Memory Allocation Regression Tests
The test suite includes memory allocation regression tests to detect if code changes have increased
(or decreased) the number or size of memory allocations. The tests require CLR Profiler (download: CLRProfiler45Binaries) to be installed as C:\Program Files\CLRProfiler45Binaries\{bits}\CLRProfiler.exe
where {bits}
is 32
or 64
based on the target settings for TreeLibTest.exe
. (This can be overridden with the CLR_PROFILER_PATH_32
and CLR_PROFILER_PATH_64
environment variables, which specify an alternate full path to the appropriate CLRProfiler.exe
.)
Performance Tests
If major changes are being made to something, a performance test should be run to ensure regressions do not happen. Performance tests are run only on the Release
build.
The first step of running a performance test is to create a baseline on the unchanged project:
TreeLibTest.exe -unit -random +perf baseline
After changes are made, rerun the performance test:
TreeLibTest.exe -unit -random +perf
The tolerances are fairly strict at this time, so there may be spurious failures reported. However, deviations should be investigated before being dismissed.

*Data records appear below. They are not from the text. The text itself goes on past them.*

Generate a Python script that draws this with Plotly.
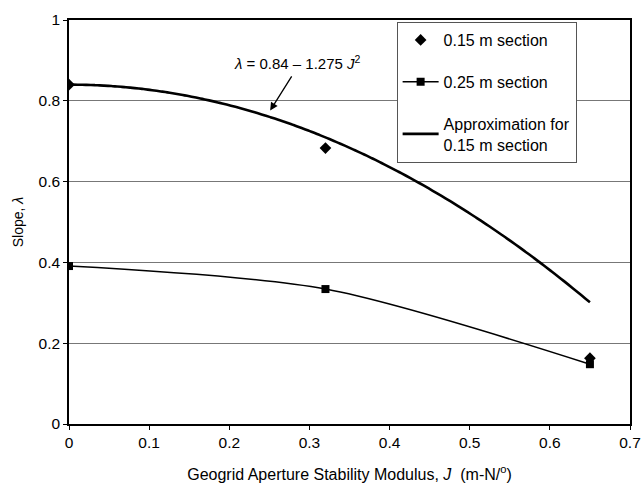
import numpy as np
import plotly.graph_objects as go

# Measured slopes for each section
j_values = [0.0, 0.32, 0.65]
slope_015 = [0.84, 0.683, 0.163]
slope_025 = [0.391, 0.334, 0.148]

# Fitted approximation for the 0.15 m section: lambda = A - B * J^2
fit_a = 0.84
fit_b = 1.275
fit_j_max = 0.65

x_ticks = [0, 0.1, 0.2, 0.3, 0.4, 0.5, 0.6, 0.7]
y_ticks = [0, 0.2, 0.4, 0.6, 0.8, 1]

FONT = "Liberation Sans, Arial, sans-serif"

fit_j = np.linspace(0, fit_j_max, 120)
fit_slope = fit_a - fit_b * fit_j ** 2

fig = go.Figure()

fig.add_trace(go.Scatter(
    x=j_values, y=slope_015, mode="markers", name="0.15 m section",
    marker=dict(symbol="diamond", size=9, color="black"),
    legendgroup="a",
))
fig.add_trace(go.Scatter(
    x=j_values, y=slope_025, mode="lines+markers", name="0.25 m section",
    line=dict(color="black", width=1.6, shape="spline", smoothing=0.8),
    marker=dict(symbol="square", size=8, color="black"),
    legendgroup="b",
))
fig.add_trace(go.Scatter(
    x=fit_j, y=fit_slope, mode="lines", name="Approximation for<br>0.15 m section",
    line=dict(color="black", width=2.6, shape="spline"),
    legendgroup="c",
))

# Equation label and its pointer to the fitted curve
fig.add_annotation(
    x=0.285, y=0.895, xref="x", yref="y", showarrow=False,
    text="<i>λ</i> = 0.84 – 1.275 <i>J</i><sup>2</sup>",
    font=dict(family=FONT, size=15, color="black"),
)
fig.add_annotation(
    x=0.251, y=0.776, xref="x", yref="y",
    ax=0.279, ay=0.864, axref="x", ayref="y",
    text="", showarrow=True, arrowhead=2, arrowsize=1.2,
    arrowwidth=1.3, arrowcolor="black",
)

fig.update_layout(
    width=643, height=488,
    margin=dict(l=69, r=13, t=20, b=64),
    paper_bgcolor="white", plot_bgcolor="white",
    font=dict(family=FONT, size=15, color="black"),
    showlegend=True,
    legend=dict(
        x=0.584, y=0.995, xanchor="left", yanchor="top",
        bgcolor="white", bordercolor="#555", borderwidth=1,
        font=dict(family=FONT, size=16, color="black"),
        tracegroupgap=18, itemwidth=36,
    ),
    xaxis=dict(
        range=[0, 0.7], tickvals=x_ticks, showgrid=False, zeroline=False,
        showline=True, linecolor="black", linewidth=1.5, mirror=True,
        ticks="outside", ticklen=4, tickcolor="black", automargin=False,
        tickfont=dict(size=15.5, color="black"),
        title=dict(text="Geogrid Aperture Stability Modulus, <i>J</i>  (m-N/<sup>o</sup>)",
                   font=dict(size=16, color="black"), standoff=18),
    ),
    yaxis=dict(
        range=[0, 1], tickvals=y_ticks, showgrid=True, gridcolor="#777", gridwidth=1,
        zeroline=False, showline=True, linecolor="black", linewidth=1.5, mirror=True,
        ticks="outside", ticklen=4, tickcolor="black", automargin=False,
        tickfont=dict(size=15.5, color="black"),
        title=dict(text="Slope, <i>λ</i>", font=dict(size=14, color="black"), standoff=12),
    ),
)

fig.write_html("out.html")
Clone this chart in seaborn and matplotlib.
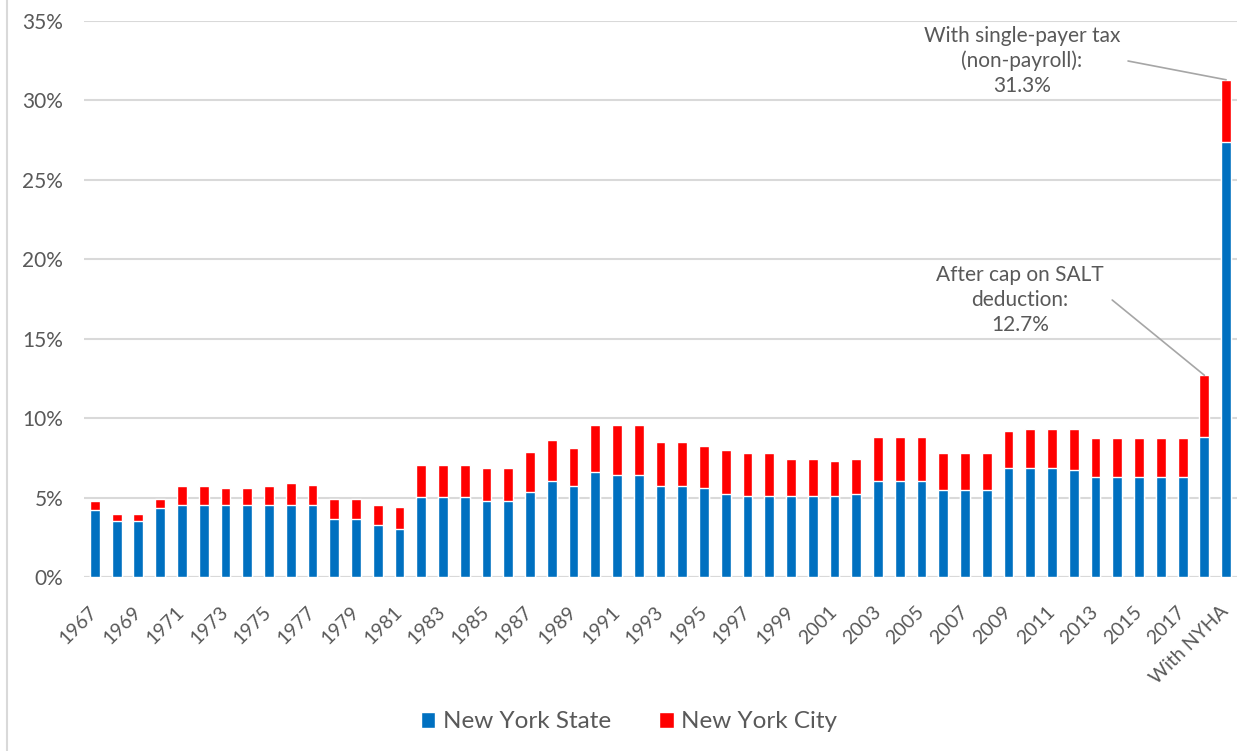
import numpy as np
import pandas as pd
import matplotlib
matplotlib.use('Agg')
import matplotlib.pyplot as plt
from matplotlib.patches import Patch
from matplotlib.lines import Line2D
import seaborn as sns

# categories: 1967..2018 plus the NYHA scenario
years = [str(y) for y in range(1967, 2019)] + ['With NYHA']

# New York State top rate (%)
state = [4.19, 3.52, 3.52, 4.32, 4.55, 4.55, 4.55, 4.55, 4.55, 4.55,
         4.55, 3.62, 3.62, 3.28, 3.03, 5.01, 5.01, 5.01, 4.78, 4.78,
         5.35, 6.06, 5.71, 6.63, 6.42, 6.42, 5.71, 5.71, 5.60, 5.22,
         5.12, 5.12, 5.12, 5.12, 5.12, 5.24, 6.06, 6.06, 6.06, 5.47,
         5.47, 5.47, 6.86, 6.86, 6.86, 6.76, 6.30, 6.30, 6.30, 6.30,
         6.30, 8.84, 27.4]

# New York City top rate (%)
city = [0.59, 0.46, 0.46, 0.56, 1.16, 1.16, 1.03, 1.03, 1.16, 1.39,
        1.26, 1.26, 1.26, 1.27, 1.39, 2.06, 2.04, 2.04, 2.08, 2.08,
        2.54, 2.55, 2.44, 2.93, 3.14, 3.14, 2.77, 2.77, 2.65, 2.80,
        2.67, 2.67, 2.33, 2.33, 2.21, 2.21, 2.78, 2.78, 2.78, 2.32,
        2.32, 2.32, 2.32, 2.45, 2.45, 2.55, 2.42, 2.42, 2.42, 2.42,
        2.42, 3.86, 3.90]

df = pd.DataFrame({'year': years, 'state': state, 'city': city})
df['total'] = df['state'] + df['city']

blue = '#0070C0'
red = '#FF0000'
grey = '#595959'
gridc = '#D9D9D9'

sns.set_style('white')
plt.rcParams['font.family'] = ['Lato', 'DejaVu Sans']

fig = plt.figure(figsize=(12.58, 7.51), dpi=100)
ax = fig.add_axes([84 / 1258, 1 - 577 / 751, (1237 - 84) / 1258, (577 - 21) / 751])

sns.barplot(data=df, x='year', y='total', color=red, width=0.45,
            saturation=1, ax=ax, zorder=3)
sns.barplot(data=df, x='year', y='state', color=blue, width=0.45,
            saturation=1, ax=ax, zorder=3)

ax.set_xlim(-0.5, len(years) - 0.5)
ax.set_ylim(0, 35)
ax.set_yticks(range(0, 36, 5))
ax.set_yticklabels([f'{v}%' for v in range(0, 36, 5)])
ax.yaxis.grid(True, color=gridc, linewidth=1.5, zorder=0)
ax.set_axisbelow(True)
for s in ax.spines.values():
    s.set_visible(False)
ax.axhline(0, color=gridc, linewidth=1.5, zorder=1)

ax.set_xlabel('')
ax.set_ylabel('')
ax.set_xticks(range(len(years)))
ax.set_xticklabels([y if i % 2 == 0 else '' for i, y in enumerate(years)],
                   rotation=45, ha='right', va='center', rotation_mode='anchor')
ax.tick_params(axis='x', length=0, pad=23, labelsize=14, labelcolor=grey)
ax.tick_params(axis='y', length=0, pad=15, labelsize=15, labelcolor=grey)

# annotations with leader lines
n = len(years)
ax.annotate('With single-payer tax\n(non-payroll):\n31.3%',
            xy=(n - 1, df['total'].iloc[-1]), xytext=(1022 / 1258, 1 - 61 / 751),
            textcoords='figure fraction', ha='center', va='center',
            fontsize=15, color=grey, linespacing=1.3,
            arrowprops=dict(arrowstyle='-', color='#A6A6A6', lw=1.2,
                            shrinkA=0, shrinkB=0,
                            relpos=(1.04, 0.5)))
ax.annotate('After cap on SALT\ndeduction:\n12.7%',
            xy=(n - 2, df['total'].iloc[-2]), xytext=(1020 / 1258, 1 - 300 / 751),
            textcoords='figure fraction', ha='center', va='center',
            fontsize=15, color=grey, linespacing=1.3,
            arrowprops=dict(arrowstyle='-', color='#A6A6A6', lw=1.2,
                            shrinkA=0, shrinkB=0,
                            relpos=(1.05, 0.5)))

handles = [Patch(facecolor=blue, label='New York State'),
           Patch(facecolor=red, label='New York City')]
fig.legend(handles=handles, loc='center', bbox_to_anchor=(0.5, 1 - 722 / 751),
           ncol=2, frameon=False, fontsize=17.5, labelcolor=grey,
           handlelength=0.6, handleheight=0.6, handletextpad=0.3,
           columnspacing=2.0)

# chart area border on the left edge
fig.add_artist(Line2D([7 / 1258, 7 / 1258], [0, 1], color=gridc, lw=1.5))

fig.savefig('out.png', dpi=100)
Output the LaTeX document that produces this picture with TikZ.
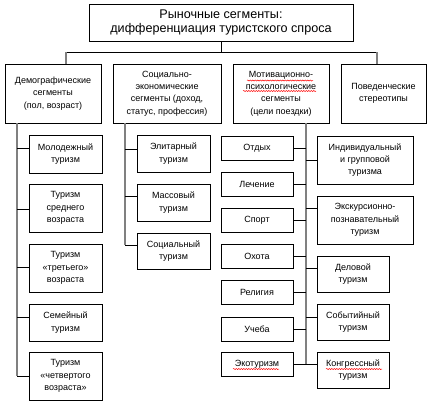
\documentclass[tikz,border=0pt]{standalone}
\usepackage{fontspec}
\setmainfont{Liberation Sans}
\usetikzlibrary{calc,decorations.pathmorphing}

\tikzset{
    box/.style={draw, line width=0.8pt, align=center, inner sep=1pt,
        font=\fontsize{9}{12.3}\selectfont},
    spine/.style={draw=gray, line width=1.3pt},
    hline/.style={draw, line width=0.8pt},
    wavy/.style={draw=red, line width=0.5pt, decorate,
        decoration={snake, amplitude=0.6pt, segment length=2.5pt}},
}

\begin{document}
\begin{tikzpicture}[x=1pt, y=-1pt]
        \useasboundingbox (0,0) rectangle (433,408);

        % Titolo
        \node[box, minimum width=264pt, minimum height=37pt,
            font=\fontsize{12.6}{14}\selectfont] (top) at (221,22.5)
            {Рыночные сегменты:\\дифференциация туристского спроса};

        % Segmenti principali
        \node[box, minimum width=96pt, minimum height=59pt] (dem) at (53,93.5)
            {Демографические\\сегменты\\(пол, возраст)};
        \node[box, minimum width=108pt, minimum height=59pt] (soc) at (167,93.5)
            {Социально-\\экономические\\сегменты (доход,\\статус, профессия)};
        \node[box, minimum width=96pt, minimum height=59pt] (mot) at (281,93.5)
            {Мотивационно-\\психологические\\сегменты\\(цели поездки)};
        \node[box, minimum width=85pt, minimum height=59pt] (pov) at (383.5,93.5)
            {Поведенческие\\стереотипы};

        % Collegamenti dal titolo
        \coordinate (jl) at (66,52);
        \coordinate (jr) at (377,52);
        \draw[hline] (top.south) -- (top.south |- jl);
        \draw[hline] (jl) -- (jr);
        \draw[spine] (jl) -- (jl |- dem.north);
        \draw[spine] (jr) -- (jr |- pov.north);

        % Colonna demografica
        \node[box, minimum width=73pt, minimum height=38pt] (m1) at (65.5,154)
            {Молодежный\\туризм};
        \node[box, minimum width=73pt, minimum height=48pt] (m2) at (65.5,208)
            {Туризм\\среднего\\возраста};
        \node[box, minimum width=73pt, minimum height=48pt] (m3) at (65.5,268)
            {Туризм\\«третьего»\\возраста};
        \node[box, minimum width=73pt, minimum height=37pt] (m4) at (65.5,322.5)
            {Семейный\\туризм};
        \node[box, minimum width=73pt, minimum height=48pt] (m5) at (65.5,376)
            {Туризм\\«четвертого\\возраста»};

        \draw[spine] (17,0 |- dem.south) -- (17,376);
        \foreach \n/\y in {m1/148, m2/209, m3/267, m4/317, m5/376}
            \draw[hline] (17,\y) -- (\n.west |- 0,\y);

        % Colonna socio-economica
        \node[box, minimum width=73pt, minimum height=37pt] (s1) at (173.5,153.5)
            {Элитарный\\туризм};
        \node[box, minimum width=73pt, minimum height=37pt] (s2) at (173.5,202.5)
            {Массовый\\туризм};
        \node[box, minimum width=73pt, minimum height=36pt] (s3) at (173.5,251)
            {Социальный\\туризм};

        \draw[spine] (125,0 |- soc.south) -- (125,245);
        \foreach \n/\y in {s1/149, s2/196, s3/245}
            \draw[hline] (125,\y) -- (\n.west |- 0,\y);

        % Colonna motivazionale: sinistra
        \node[box, minimum width=72pt, minimum height=24pt] (p1) at (257,148) {Отдых};
        \node[box, minimum width=72pt, minimum height=24pt] (p2) at (257,184) {Лечение};
        \node[box, minimum width=72pt, minimum height=24pt] (p3) at (257,220) {Спорт};
        \node[box, minimum width=72pt, minimum height=24pt] (p4) at (257,256) {Охота};
        \node[box, minimum width=72pt, minimum height=24pt] (p5) at (257,292.5) {Религия};
        \node[box, minimum width=72pt, minimum height=24pt] (p6) at (257,329) {Учеба};
        \node[box, minimum width=72pt, minimum height=24pt] (p7) at (257,364) {Экотуризм};

        % Colonna motivazionale: destra
        \node[box, minimum width=96pt, minimum height=48pt] (t1) at (365,160)
            {Индивидуальный\\и групповой\\туризма};
        \node[box, minimum width=96pt, minimum height=48pt] (t2) at (365,220)
            {Экскурсионно-\\познавательный\\туризм};
        \node[box, minimum width=72pt, minimum height=36pt] (t3) at (353,274)
            {Деловой\\туризм};
        \node[box, minimum width=72pt, minimum height=36pt] (t4) at (353,322)
            {Событийный\\туризм};
        \node[box, minimum width=72pt, minimum height=36pt] (t5) at (353,370)
            {Конгрессный\\туризм};

        \draw[spine] (306,0 |- mot.south) -- (306,364);
        \foreach \n/\y in {p1/148, p2/184, p3/220, p4/256, p5/292, p6/329, p7/364}
            \draw[hline] (\n.east |- 0,\y) -- (306,\y);
        \foreach \n/\y in {t1/160, t2/208, t3/268, t4/317, t5/364}
            \draw[hline] (306,\y) -- (\n.west |- 0,\y);

        % Sottolineature ondulate
        \draw[wavy] ($(mot.center)+(-34,-13)$) -- ($(mot.center)+(32,-13)$);
        \draw[wavy] ($(mot.center)+(-38,-2.5)$) -- ($(mot.center)+(35,-2.5)$);
        \draw[wavy] ($(p7.center)+(-24,5)$) -- ($(p7.center)+(22,5)$);
        \draw[wavy] ($(t5.center)+(-27,-1)$) -- ($(t5.center)+(29,-1)$);

    \end{tikzpicture}
\end{document}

Also, I have run into problems on CPUs with thermal management, especially AMD's Turbo Core but also Intel's Turbo-Boost. I'd recommend disabling this feature during performance test runs. There can also be an issue with ambient temperature, where the warmer the weather, the slower the processor runs under load. This is particularly an issue if testing on a laptop. Try to run the baseline and the actual test at similar ambient temperatures.
Code Coverage
The project is currently around 97% covered by the unit and stochastic tests. The goal is 100% coverage.
License
TreeLib is licensed under the GNU Lesser General Public License.
Thank You
Thanks for your interest in TreeLib!